Cooking with Kate: Mexican Independence Day

Although often confused with Cinco de Mayo, Mexican Independence Day, commemorated on September 16th, is the most important national holiday in Mexico. To commemorate the Mexican War of Independence in 1810, celebrations in Mexico and across the world will include parades, carnivals and more. Many locals choose to celebrate by spending time with family, eating great food, and watching a fireworks display - a celebration very similar to the Brookshire Brothers company message.

Several popular items are served in family gatherings such as "antojitos", "tortas ahogada", and "horchata". However, one of the most popular is a pan dulce that can be found throughout Central Mexico and the Yucatan Peninsula called "campechanas" - a crispy, puffy, carmelized treat. Here's an easy recipe to try this delicious treat at home in honor of Mexican Independence Day.
 

Campechanas

1 pound puff pastry dough
½ cup granulated sugar
unsalted butter
all-purpose flour 

If using frozen puff pastry, thaw for 20 to 30 minutes before rolling. When ready to roll out, preheat oven to 400°F. Generously butter two baking sheets. Dust your counter and rolling pin lightly with flour. Roll out both puff pastry sheets gently to about 9- or 10-inches by 11-inches. Sprinkle them with the sugar, as evenly as you can. Then lightly roll again with the rolling pin, just enough to press the sugar into the puff pastry. Cut the sheets into rectangles of about 3- by 5-inches with a knife. You should have 12 rectangles. Place the campechanas on the baking sheets.
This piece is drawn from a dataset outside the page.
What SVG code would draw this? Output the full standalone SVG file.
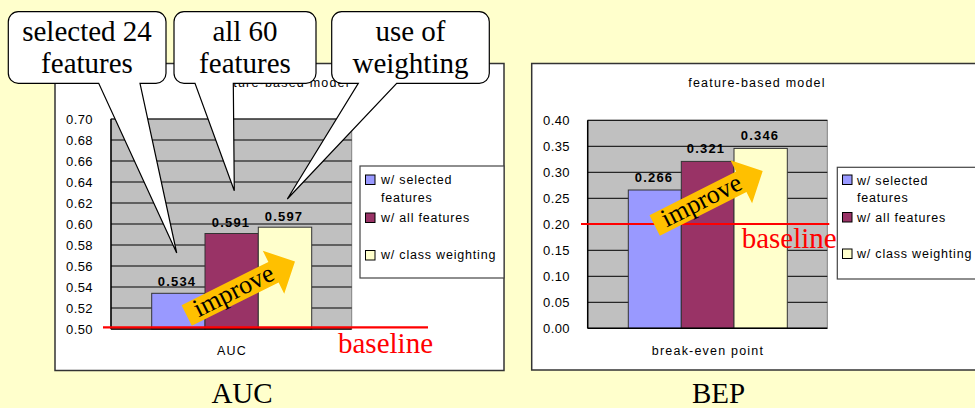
<svg xmlns="http://www.w3.org/2000/svg" width="975" height="408" viewBox="0 0 975 408">
<defs>
<style>
.frame{fill:#fff;stroke:#333;stroke-width:1.5}
.plot{fill:#c0c0c0;stroke:#808080;stroke-width:1}
.grid{stroke:#000;stroke-width:1}
.axis{stroke:#000;stroke-width:1.5}
.bar{stroke:#333;stroke-width:1}
.b1{fill:#9999ff}.b2{fill:#993366}.b3{fill:#ffffcc}
.tick{font-family:"Liberation Sans",Arial,sans-serif;font-size:13px;letter-spacing:0.4px;fill:#000;text-anchor:end}
.val{font-family:"Liberation Sans",Arial,sans-serif;font-size:13px;font-weight:bold;letter-spacing:1.2px;fill:#000;text-anchor:middle}
.lbl{font-family:"Liberation Sans",Arial,sans-serif;font-size:12.5px;letter-spacing:1.2px;fill:#000;text-anchor:middle}
.leg{font-family:"Liberation Sans",Arial,sans-serif;font-size:12.5px;letter-spacing:0.8px;fill:#000}
.legbox{fill:#fff;stroke:#444;stroke-width:1.2}
.sw{stroke:#000;stroke-width:1}
.base{stroke:#ff0000;stroke-width:2.2}
.basetxt{font-family:"Liberation Serif","Times New Roman",serif;font-size:29px;fill:#ff0000}
.big{font-family:"Liberation Serif","Times New Roman",serif;font-size:29px;fill:#000;text-anchor:middle}
.callout{fill:#fff;stroke:#000;stroke-width:1.2}
.arrow{fill:#ffc000}
.imp{font-family:"Liberation Serif","Times New Roman",serif;font-size:26px;fill:#000;text-anchor:middle}
</style>
<path id="arrowShape" d="M0,-11.5 L97,-11.5 L97,-24 L121,0 L97,24 L97,11.5 L0,11.5 Z"/>
</defs>
<rect x="0" y="0" width="975" height="408" fill="#ffffcc"/>

<g id="auc-chart">
<rect class="frame" x="55" y="63.5" width="449" height="307"/>
<text class="lbl" x="281" y="87">feature-based model</text>
<rect class="plot" x="111" y="119" width="240.7" height="210"/>
<g class="grid">
<line x1="111" y1="308" x2="351.7" y2="308"/><line x1="111" y1="287" x2="351.7" y2="287"/>
<line x1="111" y1="266" x2="351.7" y2="266"/><line x1="111" y1="245" x2="351.7" y2="245"/>
<line x1="111" y1="224" x2="351.7" y2="224"/><line x1="111" y1="203" x2="351.7" y2="203"/>
<line x1="111" y1="182" x2="351.7" y2="182"/><line x1="111" y1="161" x2="351.7" y2="161"/>
<line x1="111" y1="140" x2="351.7" y2="140"/><line x1="111" y1="119" x2="351.7" y2="119"/>
</g>
<rect class="bar b1" x="151.7" y="293.3" width="53.3" height="35.7"/>
<rect class="bar b2" x="205" y="233.5" width="53.3" height="95.5"/>
<rect class="bar b3" x="258.3" y="227.2" width="53.4" height="101.8"/>
<line class="axis" x1="111" y1="119" x2="111" y2="329"/>
<line class="axis" x1="111" y1="329" x2="351.7" y2="329"/>
<g>
<text class="tick" x="93" y="333.5">0.50</text><text class="tick" x="93" y="312.5">0.52</text>
<text class="tick" x="93" y="291.5">0.54</text><text class="tick" x="93" y="270.5">0.56</text>
<text class="tick" x="93" y="249.5">0.58</text><text class="tick" x="93" y="228.5">0.60</text>
<text class="tick" x="93" y="207.5">0.62</text><text class="tick" x="93" y="186.5">0.64</text>
<text class="tick" x="93" y="165.5">0.66</text><text class="tick" x="93" y="144.5">0.68</text>
<text class="tick" x="93" y="123.5">0.70</text>
</g>
<text class="val" x="177" y="286">0.534</text>
<text class="val" x="231" y="227">0.591</text>
<text class="val" x="284" y="221">0.597</text>
<text class="lbl" x="232" y="354.5">AUC</text>
<g id="auc-legend">
<rect class="legbox" x="360" y="166" width="144" height="112"/>
<rect class="sw b1" x="365.5" y="175" width="9.5" height="9.5"/>
<text class="leg" x="381" y="184">w/ selected</text>
<text class="leg" x="381" y="201.5">features</text>
<rect class="sw b2" x="365.5" y="213" width="9.5" height="9.5"/>
<text class="leg" x="381" y="221.5">w/ all features</text>
<rect class="sw b3" x="365.5" y="250.5" width="9.5" height="9.5"/>
<text class="leg" x="381" y="259">w/ class weighting</text>
</g>
<line class="base" x1="103" y1="327.3" x2="428" y2="327.3"/>
<text class="basetxt" x="338" y="353">baseline</text>
<text class="big" x="242" y="403">AUC</text>
</g>

<g id="bep-chart">
<rect class="frame" x="531.7" y="63.5" width="460" height="306.5"/>
<text class="lbl" x="757" y="87">feature-based model</text>
<rect class="plot" x="587.7" y="120.3" width="239.6" height="208"/>
<g class="grid">
<line x1="587.7" y1="302.3" x2="827.3" y2="302.3"/><line x1="587.7" y1="276.3" x2="827.3" y2="276.3"/>
<line x1="587.7" y1="250.3" x2="827.3" y2="250.3"/><line x1="587.7" y1="224.3" x2="827.3" y2="224.3"/>
<line x1="587.7" y1="198.3" x2="827.3" y2="198.3"/><line x1="587.7" y1="172.3" x2="827.3" y2="172.3"/>
<line x1="587.7" y1="146.3" x2="827.3" y2="146.3"/><line x1="587.7" y1="120.3" x2="827.3" y2="120.3"/>
</g>
<rect class="bar b1" x="628.3" y="190" width="53" height="138.3"/>
<rect class="bar b2" x="681.3" y="161.4" width="52.7" height="166.9"/>
<rect class="bar b3" x="734" y="148.4" width="53.3" height="179.9"/>
<line class="axis" x1="587.7" y1="120.3" x2="587.7" y2="328.3"/>
<line class="axis" x1="587.7" y1="328.3" x2="827.3" y2="328.3"/>
<g>
<text class="tick" x="570" y="332.8">0.00</text><text class="tick" x="570" y="306.8">0.05</text>
<text class="tick" x="570" y="280.8">0.10</text><text class="tick" x="570" y="254.8">0.15</text>
<text class="tick" x="570" y="228.8">0.20</text><text class="tick" x="570" y="202.8">0.25</text>
<text class="tick" x="570" y="176.8">0.30</text><text class="tick" x="570" y="150.8">0.35</text>
<text class="tick" x="570" y="124.8">0.40</text>
</g>
<text class="val" x="654" y="182">0.266</text>
<text class="val" x="706" y="153">0.321</text>
<text class="val" x="760" y="139.5">0.346</text>
<text class="lbl" x="708" y="354.5">break-even point</text>
<g id="bep-legend">
<rect class="legbox" x="837.3" y="167.3" width="160" height="111.7"/>
<rect class="sw b1" x="842.5" y="175" width="9.5" height="9.5"/>
<text class="leg" x="857" y="184.5">w/ selected</text>
<text class="leg" x="857" y="201.5">features</text>
<rect class="sw b2" x="842.5" y="212.5" width="9.5" height="9.5"/>
<text class="leg" x="857" y="221.5">w/ all features</text>
<rect class="sw b3" x="842.5" y="249" width="9.5" height="9.5"/>
<text class="leg" x="857" y="258">w/ class weighting</text>
</g>
<line class="base" x1="581" y1="224" x2="829.3" y2="224"/>
<text class="basetxt" x="741.7" y="248.3">baseline</text>
<text class="big" x="718.5" y="403">BEP</text>
</g>

<g id="improve-arrows">
<g id="improve-auc" transform="translate(186.7,315.5) rotate(-26.5)">
<use href="#arrowShape" class="arrow"/>
<text class="imp" x="53" y="7">improve</text>
</g>
<g id="improve-bep" transform="translate(654.7,225.5) rotate(-26.8)">
<use href="#arrowShape" class="arrow"/>
<text class="imp" x="53" y="7">improve</text>
</g>
</g>

<g id="callouts">
<g id="callout-selected">
<path class="callout" d="M18.3,11.7 H156 A10,10 0 0 1 166,21.7 V73.3 A10,10 0 0 1 156,83.3 H140 L176.7,253 L98.7,83.3 H18.3 A10,10 0 0 1 8.3,73.3 V21.7 A10,10 0 0 1 18.3,11.7 Z"/>
<text class="big" x="87" y="41">selected 24</text>
<text class="big" x="87" y="72.7">features</text>
</g>
<g id="callout-all">
<path class="callout" d="M184,11.7 H306 A10,10 0 0 1 316,21.7 V73.3 A10,10 0 0 1 306,83.3 H233.3 L234.3,190.7 L195,83.3 H184 A10,10 0 0 1 174,73.3 V21.7 A10,10 0 0 1 184,11.7 Z"/>
<text class="big" x="245" y="41">all 60</text>
<text class="big" x="245" y="72.7">features</text>
</g>
<g id="callout-weighting">
<path class="callout" d="M341.7,11.7 H479.3 A10,10 0 0 1 489.3,21.7 V73.3 A10,10 0 0 1 479.3,83.3 H396.7 L287.3,199 L358.3,83.3 H341.7 A10,10 0 0 1 331.7,73.3 V21.7 A10,10 0 0 1 341.7,11.7 Z"/>
<text class="big" x="410.5" y="41">use of</text>
<text class="big" x="410.5" y="72.7">weighting</text>
</g>
</g>
</svg>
Position rack in the upper third of the oven. One batch at a time, bake for 7 to 8 minutes at 400°F. Raise the oven temperature to 500°F and bake for an additional 4 to 5 minutes, just until all the sugar has melted and caramelized. Be very careful not to burn the sugar caramel or it will turn bitter. Repeat with the other batch. Once cooled completely, store in an airtight container so they stay crisp.